NB.1.8.1'in Spike proteininde, virüsün bağışıklık sistemini etkileme ve ondan kaçma yeteneğini artırabilecek mutasyonlar var. Bunlar arasında, sınıf 1 ve 2 antikorlarının kaçışını artıran T478I ve bazı monoklonal antikorların etkinliğini azaltan A435S yer alıyor. Buna rağmen yapılan ilk çalışmalar, mevcut aşıların nötralize edici kapasitesinin LP.8.1.1 varyantına kıyasla yalnızca 1,5 ila 1,6 kat azaldığını gösteriyor.
"Bağışıklık kaçınması diğer JN.1 alt varyantlarına kıyasla marjinaldir. Endişelenecek bir neden yok, ancak yakından takip etmek için neden var," diye belirtti kuruluş.

Bu yeni varyanta karşı aşılama hala etkililiğini sürdürüyor. Fotoğraf: iStock
Klinik etkiye ilişkin olarak DSÖ, bu varyantla ilişkili vakaların şiddetinde artışa dair herhangi bir belirti tespit edilmediğini bildirdi. NB.1.8.1'in baskın olduğu Batı Pasifik gibi bölgelerde daha fazla hastane yatışı bildirilmesine rağmen, yoğun bakım ünitesine yatışlarda veya mortalitede artış olduğuna dair bir kanıt yoktur.
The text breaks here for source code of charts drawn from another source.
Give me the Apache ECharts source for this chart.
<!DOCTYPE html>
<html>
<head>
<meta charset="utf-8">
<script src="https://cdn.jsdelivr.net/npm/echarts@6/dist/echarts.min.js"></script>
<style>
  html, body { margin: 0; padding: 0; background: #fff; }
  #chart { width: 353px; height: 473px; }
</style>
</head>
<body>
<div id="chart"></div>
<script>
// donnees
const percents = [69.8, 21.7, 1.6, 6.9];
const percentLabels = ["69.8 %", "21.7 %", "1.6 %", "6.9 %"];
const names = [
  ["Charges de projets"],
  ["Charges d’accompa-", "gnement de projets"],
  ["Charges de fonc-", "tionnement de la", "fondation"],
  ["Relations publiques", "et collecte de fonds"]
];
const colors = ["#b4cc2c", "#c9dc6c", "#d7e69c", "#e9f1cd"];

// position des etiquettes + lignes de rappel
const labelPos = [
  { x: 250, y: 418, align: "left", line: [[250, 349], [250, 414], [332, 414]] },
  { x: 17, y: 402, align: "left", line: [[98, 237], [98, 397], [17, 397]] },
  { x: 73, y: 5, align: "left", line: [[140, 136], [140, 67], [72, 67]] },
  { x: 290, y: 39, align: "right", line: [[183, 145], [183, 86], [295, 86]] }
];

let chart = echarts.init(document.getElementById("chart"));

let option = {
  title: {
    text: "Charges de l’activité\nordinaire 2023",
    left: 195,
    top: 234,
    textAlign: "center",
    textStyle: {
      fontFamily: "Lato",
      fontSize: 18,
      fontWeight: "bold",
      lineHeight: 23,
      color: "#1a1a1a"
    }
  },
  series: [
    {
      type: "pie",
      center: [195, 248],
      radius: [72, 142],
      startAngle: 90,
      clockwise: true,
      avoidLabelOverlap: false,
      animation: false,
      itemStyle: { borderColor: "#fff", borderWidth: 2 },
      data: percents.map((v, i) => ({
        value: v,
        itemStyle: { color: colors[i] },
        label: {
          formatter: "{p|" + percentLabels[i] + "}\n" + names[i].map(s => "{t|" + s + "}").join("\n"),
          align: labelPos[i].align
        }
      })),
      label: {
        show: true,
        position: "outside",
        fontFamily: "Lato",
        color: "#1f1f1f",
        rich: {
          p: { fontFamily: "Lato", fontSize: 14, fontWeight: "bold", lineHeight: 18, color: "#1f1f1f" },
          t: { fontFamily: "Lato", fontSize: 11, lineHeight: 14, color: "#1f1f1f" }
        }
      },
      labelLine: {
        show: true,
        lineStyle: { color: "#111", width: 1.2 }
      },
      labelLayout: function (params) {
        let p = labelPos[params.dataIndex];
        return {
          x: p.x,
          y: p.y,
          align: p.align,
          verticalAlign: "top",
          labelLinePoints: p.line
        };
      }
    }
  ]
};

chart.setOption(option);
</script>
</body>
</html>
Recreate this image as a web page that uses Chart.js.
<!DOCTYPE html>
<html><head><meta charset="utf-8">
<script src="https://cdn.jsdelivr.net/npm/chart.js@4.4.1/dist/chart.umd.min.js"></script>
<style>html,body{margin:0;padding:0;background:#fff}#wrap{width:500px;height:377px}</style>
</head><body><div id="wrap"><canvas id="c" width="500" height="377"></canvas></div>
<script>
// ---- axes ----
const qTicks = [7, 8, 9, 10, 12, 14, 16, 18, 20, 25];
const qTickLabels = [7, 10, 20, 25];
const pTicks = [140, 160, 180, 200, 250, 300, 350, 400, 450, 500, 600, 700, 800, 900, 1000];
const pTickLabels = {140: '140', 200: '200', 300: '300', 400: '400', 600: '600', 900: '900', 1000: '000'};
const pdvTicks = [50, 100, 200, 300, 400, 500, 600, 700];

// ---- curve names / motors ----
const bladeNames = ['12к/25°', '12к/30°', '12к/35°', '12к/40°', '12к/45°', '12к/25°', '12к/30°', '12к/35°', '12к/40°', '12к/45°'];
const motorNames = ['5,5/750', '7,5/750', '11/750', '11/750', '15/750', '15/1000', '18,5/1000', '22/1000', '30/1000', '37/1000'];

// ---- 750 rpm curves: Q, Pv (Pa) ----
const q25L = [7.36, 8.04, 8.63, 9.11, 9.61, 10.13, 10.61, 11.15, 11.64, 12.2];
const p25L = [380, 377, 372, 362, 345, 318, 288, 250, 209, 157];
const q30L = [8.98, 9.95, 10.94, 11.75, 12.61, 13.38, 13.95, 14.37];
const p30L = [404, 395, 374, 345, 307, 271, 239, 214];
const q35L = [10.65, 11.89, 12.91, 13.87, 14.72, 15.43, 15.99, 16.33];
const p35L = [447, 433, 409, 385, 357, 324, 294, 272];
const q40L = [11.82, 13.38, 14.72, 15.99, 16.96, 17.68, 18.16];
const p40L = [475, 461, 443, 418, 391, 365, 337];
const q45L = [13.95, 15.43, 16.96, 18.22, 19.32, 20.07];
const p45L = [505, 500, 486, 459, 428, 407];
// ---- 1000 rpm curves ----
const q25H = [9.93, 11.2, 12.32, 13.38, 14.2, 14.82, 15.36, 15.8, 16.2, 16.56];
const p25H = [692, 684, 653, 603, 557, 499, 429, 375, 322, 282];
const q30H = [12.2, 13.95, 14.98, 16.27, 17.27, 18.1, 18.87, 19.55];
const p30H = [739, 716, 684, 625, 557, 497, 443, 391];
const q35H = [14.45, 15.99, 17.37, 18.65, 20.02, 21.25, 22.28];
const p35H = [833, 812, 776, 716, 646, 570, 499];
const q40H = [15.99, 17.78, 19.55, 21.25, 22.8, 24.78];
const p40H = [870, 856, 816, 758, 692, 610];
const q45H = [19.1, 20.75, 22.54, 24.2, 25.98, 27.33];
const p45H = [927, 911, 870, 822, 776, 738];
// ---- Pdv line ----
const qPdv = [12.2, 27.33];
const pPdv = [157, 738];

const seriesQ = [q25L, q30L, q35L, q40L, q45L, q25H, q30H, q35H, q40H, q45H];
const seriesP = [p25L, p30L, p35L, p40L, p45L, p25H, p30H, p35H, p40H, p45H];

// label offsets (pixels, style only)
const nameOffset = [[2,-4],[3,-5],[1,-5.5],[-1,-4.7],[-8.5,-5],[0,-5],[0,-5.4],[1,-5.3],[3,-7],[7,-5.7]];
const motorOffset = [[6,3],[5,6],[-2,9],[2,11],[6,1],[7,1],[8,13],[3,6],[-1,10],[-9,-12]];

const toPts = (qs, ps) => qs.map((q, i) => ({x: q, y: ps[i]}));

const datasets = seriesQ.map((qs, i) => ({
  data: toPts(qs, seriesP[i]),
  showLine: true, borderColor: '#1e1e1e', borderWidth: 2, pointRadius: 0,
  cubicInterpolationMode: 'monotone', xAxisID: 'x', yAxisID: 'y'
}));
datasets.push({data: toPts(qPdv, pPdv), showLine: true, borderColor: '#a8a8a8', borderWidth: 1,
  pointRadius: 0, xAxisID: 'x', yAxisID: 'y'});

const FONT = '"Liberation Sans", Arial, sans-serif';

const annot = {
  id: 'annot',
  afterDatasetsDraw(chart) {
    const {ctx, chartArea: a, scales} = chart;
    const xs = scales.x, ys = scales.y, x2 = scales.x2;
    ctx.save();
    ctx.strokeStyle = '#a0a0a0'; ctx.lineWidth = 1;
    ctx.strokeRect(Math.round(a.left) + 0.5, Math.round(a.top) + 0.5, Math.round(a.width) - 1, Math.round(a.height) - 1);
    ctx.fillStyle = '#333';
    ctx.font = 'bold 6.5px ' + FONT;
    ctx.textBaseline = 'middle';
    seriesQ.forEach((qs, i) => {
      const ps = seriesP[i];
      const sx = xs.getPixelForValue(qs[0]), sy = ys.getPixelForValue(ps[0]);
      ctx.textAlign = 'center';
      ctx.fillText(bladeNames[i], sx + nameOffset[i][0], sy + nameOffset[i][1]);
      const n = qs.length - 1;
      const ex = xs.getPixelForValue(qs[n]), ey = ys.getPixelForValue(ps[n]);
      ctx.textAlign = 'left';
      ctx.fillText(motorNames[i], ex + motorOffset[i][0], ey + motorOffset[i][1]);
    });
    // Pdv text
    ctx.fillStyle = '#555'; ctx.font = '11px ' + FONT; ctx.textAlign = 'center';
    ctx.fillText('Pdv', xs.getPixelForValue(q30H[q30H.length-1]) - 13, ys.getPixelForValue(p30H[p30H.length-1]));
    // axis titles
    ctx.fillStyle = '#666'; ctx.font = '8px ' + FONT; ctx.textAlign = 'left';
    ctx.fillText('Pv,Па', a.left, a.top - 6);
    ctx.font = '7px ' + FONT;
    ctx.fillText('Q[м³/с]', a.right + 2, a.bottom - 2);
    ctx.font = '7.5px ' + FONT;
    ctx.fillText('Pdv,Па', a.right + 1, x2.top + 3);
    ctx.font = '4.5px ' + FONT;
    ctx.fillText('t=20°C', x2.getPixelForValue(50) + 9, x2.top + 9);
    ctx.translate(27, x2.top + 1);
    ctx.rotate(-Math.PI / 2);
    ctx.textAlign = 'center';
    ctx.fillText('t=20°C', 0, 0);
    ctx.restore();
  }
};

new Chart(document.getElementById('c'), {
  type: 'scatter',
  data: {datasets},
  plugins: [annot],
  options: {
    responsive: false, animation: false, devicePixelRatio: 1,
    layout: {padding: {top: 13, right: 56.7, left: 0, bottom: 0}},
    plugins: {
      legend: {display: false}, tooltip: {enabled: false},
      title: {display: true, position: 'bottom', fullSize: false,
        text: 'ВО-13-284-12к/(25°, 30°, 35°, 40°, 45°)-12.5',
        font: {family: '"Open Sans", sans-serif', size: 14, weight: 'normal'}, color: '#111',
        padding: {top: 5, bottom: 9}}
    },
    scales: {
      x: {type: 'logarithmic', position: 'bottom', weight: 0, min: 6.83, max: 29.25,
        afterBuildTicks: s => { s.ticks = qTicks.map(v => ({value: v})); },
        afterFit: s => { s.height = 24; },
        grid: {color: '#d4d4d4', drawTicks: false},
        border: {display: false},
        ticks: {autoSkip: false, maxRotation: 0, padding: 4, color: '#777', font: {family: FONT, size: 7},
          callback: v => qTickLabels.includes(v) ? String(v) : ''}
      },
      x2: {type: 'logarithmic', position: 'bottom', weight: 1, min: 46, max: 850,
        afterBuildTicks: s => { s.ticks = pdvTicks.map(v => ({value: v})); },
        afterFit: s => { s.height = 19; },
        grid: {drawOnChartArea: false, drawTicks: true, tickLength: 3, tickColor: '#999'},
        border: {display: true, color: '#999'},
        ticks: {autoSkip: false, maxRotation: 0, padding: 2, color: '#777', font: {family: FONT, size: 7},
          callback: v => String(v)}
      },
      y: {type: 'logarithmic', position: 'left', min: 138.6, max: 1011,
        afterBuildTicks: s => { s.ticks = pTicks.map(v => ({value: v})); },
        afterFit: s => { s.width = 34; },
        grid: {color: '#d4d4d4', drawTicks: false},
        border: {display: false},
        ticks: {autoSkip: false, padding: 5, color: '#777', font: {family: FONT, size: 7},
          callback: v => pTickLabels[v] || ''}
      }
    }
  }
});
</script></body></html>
Raporda, "NB.1.8.1'in daha yüksek klinik şiddetle ilişkili olduğunu gösteren hiçbir veri bulunmamaktadır" açıklaması yapıldı. Ayrıca varyantın, remdesivir ve molnupiravir gibi diğer tedaviler üzerindeki etkisini anlamak için daha fazla araştırmaya ihtiyaç duyulmasına rağmen, Nirmatrelvir (Paxlovid) gibi antivirallerin etkinliğini tehlikeye atacak mutasyonlara sahip olmadığı belirtiliyor.
Aşılama konusunda ise DSÖ, mevcut aşıların NB.1.8.1'e karşı etkili olmaya devam ettiğini yineledi. Aşı Kompozisyonu Teknik Danışma Grubu, "JN.1 veya KP.2 bazlı monovalent aşılar uygun antijenler olmaya devam ederken, LP.8.1 geçerli bir alternatif olmaya devam ediyor" dedi.

Virüsün bu mutasyonunu DSÖ izliyor. Fotoğraf: iStock
NB.1.8.1 virüsü şu ana kadar 22 ülkede tespit edildi. Yayılımı özellikle üç bölgede belirgindir: Batı Pasifik (%8,9'dan %11,7'ye), Amerika (%1,6'dan %4,9'a) ve Avrupa (%1,0'dan %6,0'a), epidemiyolojik 14-17. haftalar arasında.
DSÖ bu durum karşısında ülkeleri klinik ve genomik gözetimi sürdürmeye çağırdı. Kuruluş, "Daha fazla kanıt toplanırken bu varyantın izlenmesinin sürdürülmesinin önemli olduğunu" vurguladı.
DSÖ ayrıca, COVID-19 sonrası genel geçiş çerçevesinin bir parçası olarak, başlangıçta Nisan 2025'e kadar geçerli olan uluslararası sağlık önerilerinin Nisan 2026'ya kadar bir yıl daha uzatılacağını duyurdu.
"Dikkatli olmak gevşetilemez. NB.1.8.1 gibi varyantlar bize SARS-CoV-2'nin gelişen bir tehdit olmaya devam ettiğini hatırlatıyor," diye sonuca vardı DSÖ.